The concrete result of this perspective is a ground where all the forces that refuse to squeeze themselves into the current picture and the options offered by the politics of order, that strive to overcome it and therefore cannot be represented in the existing alliances will come side by side. Therefore, the subjects of this alliance are the Kurdish national movement, socialist organizations, trade unions, labor organizations and democratic mass organizations.
It is clear that Turkey’s problems cannot be solved by electoral success. The quagmire into which Turkey has been pushed has long passed the stage where it can be solved within the limits of an election, and it has been proven that it is only possible through a radical reorganization. However, it would be a mistake to interpret this as meaning that the elections are unimportant and that there is no need to develop a pro-labor strategy and tactics in the elections. Therefore, the Third Alliance, while aiming for the people to assert their power in all areas, and perhaps precisely for this reason, must also develop a position on elections that reflects the interests of the people to the greatest extent.
The main task of the alliance is to become a unity that goes beyond the elections with the work carried out among the people in the run-up to the elections and the success achieved in the elections, and to become an effective political/organizational force that voices the interests of the people in the political and social processes after the elections and manages to continue its struggle. The socialist left and the HDP should endeavor not to lose the positions gained through this alliance after the elections and to take them further.

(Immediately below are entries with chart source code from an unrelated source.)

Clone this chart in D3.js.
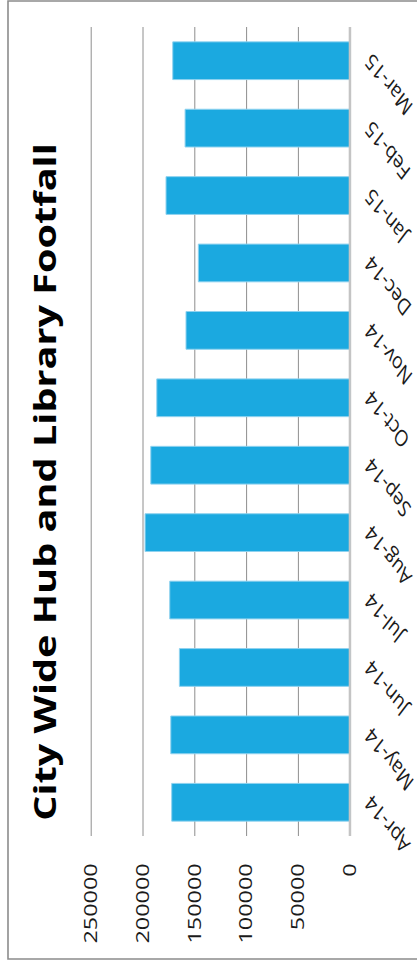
<!DOCTYPE html>
<html>
<head>
<meta charset="utf-8">
<script src="https://cdn.jsdelivr.net/npm/d3@7"></script>
<style>
  html, body { margin: 0; padding: 0; background: #fff; }
  svg { display: block; }
</style>
</head>
<body>
<div id="chart"></div>
<script>
// Monthly footfall figures
const months = ["Apr-14", "May-14", "Jun-14", "Jul-14", "Aug-14", "Sep-14",
                "Oct-14", "Nov-14", "Dec-14", "Jan-15", "Feb-15", "Mar-15"];
const footfall = [171800, 172700, 164400, 173700, 197500, 192000,
                  186200, 158000, 146100, 177300, 158900, 170800];
const valueTicks = [0, 50000, 100000, 150000, 200000, 250000];
const title = "City Wide Hub and Library Footfall";

const width = 417, height = 964;
const stretch = 1.3;          // horizontal stretch of the column chart
const innerW = height / stretch;

const svg = d3.select("#chart").append("svg")
  .attr("width", width).attr("height", height);

// Column chart laid out normally, then turned on its side
const g = svg.append("g")
  .attr("transform", `translate(0,${height}) rotate(-90) scale(${stretch},1)`);

const x0 = 128 / stretch, x1 = 937 / stretch;
const x = d3.scaleBand().domain(months).range([x0, x1])
  .paddingInner(0.44).paddingOuter(0.22);
const y = d3.scaleLinear().domain([0, 250000]).range([349.7, 90.7]);

// chart frame
g.append("rect")
  .attr("x", 5 / stretch).attr("y", 8)
  .attr("width", (963 - 5) / stretch).attr("height", 430)
  .attr("fill", "none").attr("stroke", "#8c8c8c").attr("stroke-width", 1.6)
  .attr("vector-effect", "non-scaling-stroke");

// value axis with gridlines
const yAxis = g.append("g")
  .attr("transform", `translate(${x0},0)`)
  .call(d3.axisLeft(y).tickValues(valueTicks).tickFormat(d3.format("d"))
    .tickSize(-(x1 - x0)).tickPadding(21));
yAxis.select(".domain").remove();
yAxis.selectAll(".tick line")
  .attr("stroke", d => d === 0 ? "#c4c4c4" : "#8e8e8e")
  .attr("stroke-width", d => d === 0 ? 2 : 1)
  .attr("vector-effect", "non-scaling-stroke");
yAxis.selectAll(".tick text")
  .attr("font-family", "'Open Sans', sans-serif")
  .attr("font-size", 18)
  .attr("fill", "#1a1a1a");

// bars
g.append("g").selectAll("rect")
  .data(months)
  .join("rect")
  .attr("x", d => x(d))
  .attr("width", x.bandwidth())
  .attr("y", (d, i) => y(footfall[i]))
  .attr("height", (d, i) => y(0) - y(footfall[i]))
  .attr("fill", "#1ba9e0")
  .attr("stroke", "#8fd2ef")
  .attr("stroke-width", 1)
  .attr("vector-effect", "non-scaling-stroke");

// zero line drawn over the bars
g.append("line")
  .attr("x1", x0).attr("x2", x1)
  .attr("y1", y(0)).attr("y2", y(0))
  .attr("stroke", "#c4c4c4").attr("stroke-width", 2)
  .attr("vector-effect", "non-scaling-stroke");

// category labels, slanted
g.append("g").selectAll("text")
  .data(months)
  .join("text")
  .attr("transform", d => `translate(${x(d) + x.bandwidth() / 2 - 2},${y(0) + 14}) rotate(-45)`)
  .attr("text-anchor", "end")
  .attr("dy", "0.71em")
  .attr("font-family", "'Open Sans', sans-serif")
  .attr("font-size", 17.5)
  .attr("fill", "#1a1a1a")
  .text(d => d);

// title
g.append("text")
  .attr("x", 482 / stretch).attr("y", 56)
  .attr("text-anchor", "middle")
  .attr("font-family", "'Open Sans', sans-serif")
  .attr("font-weight", "bold")
  .attr("font-size", 30.5)
  .attr("fill", "#000")
  .text(title);
</script>
</body>
</html>
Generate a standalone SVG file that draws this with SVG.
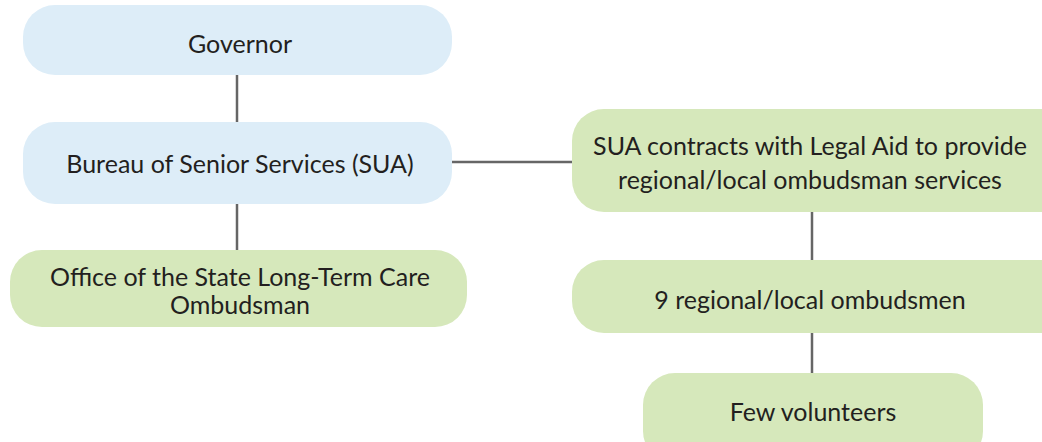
<svg xmlns="http://www.w3.org/2000/svg" width="1042" height="442" viewBox="0 0 1042 442">
<style>
.blue{fill:#DDEDF8}
.green{fill:#D6E8BB}
.t{font-family:Lato,"Liberation Sans",sans-serif;font-size:25px;fill:#231F20;text-anchor:middle}
.c{stroke:#666666;stroke-width:2.5;fill:none}
</style>
<rect width="1042" height="442" fill="#FFFFFF"/>
<g id="connectors">
<line class="c" x1="237" y1="75" x2="237" y2="122"/>
<line class="c" x1="237" y1="204" x2="237" y2="250"/>
<line class="c" x1="452" y1="162" x2="572" y2="162"/>
<line class="c" x1="812" y1="212" x2="812" y2="260"/>
<line class="c" x1="812" y1="333" x2="812" y2="373"/>
</g>
<g id="governor">
<rect class="blue" x="23" y="5" width="429" height="70" rx="32"/>
<text class="t" x="240" y="53">Governor</text>
</g>
<g id="bureau">
<rect class="blue" x="23" y="122" width="429" height="82" rx="32"/>
<text class="t" x="240" y="173">Bureau of Senior Services (SUA)</text>
</g>
<g id="office">
<rect class="green" x="10" y="250" width="457" height="77" rx="32"/>
<text class="t" x="240" y="286">Office of the State Long-Term Care</text>
<text class="t" x="240" y="314">Ombudsman</text>
</g>
<g id="sua">
<rect class="green" x="572" y="109" width="500" height="103" rx="32"/>
<text class="t" x="810" y="155">SUA contracts with Legal Aid to provide</text>
<text class="t" x="810" y="189">regional/local ombudsman services</text>
</g>
<g id="regional">
<rect class="green" x="572" y="260" width="500" height="73" rx="32"/>
<text class="t" x="810" y="309">9 regional/local ombudsmen</text>
</g>
<g id="volunteers">
<rect class="green" x="643" y="373" width="340" height="90" rx="32"/>
<text class="t" x="813" y="421">Few volunteers</text>
</g>
</svg>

In 2023, the wind of elections will blow in Turkey, every agenda will somehow be tied to the elections. After the elections, the results will continue to be discussed. Therefore, every move that the Labor and Freedom alliance makes and will make from its foundation until the end of the election will be of historical importance.
Are we hopeless?
No, we never are. This country will be a country of equality and freedom. We are aware that we can only do this through socialist construction in Turkey and all around the world as well. 2023 will be a big test for the Socialist Left in Turkey. 2023 is a year in which we must aim to get rid of the AKP on the one hand, and to grow the struggle for socialism on the other. While the Erdogan regime makes our lives more difficult every day, the only solution is for the class as a whole to seek its rights. But there is hope. A hope that we witness during the workers strike, a hope that surround us during the demonstrations which people stand together against the police oppression, a hope that we feel in the resistance of the youth.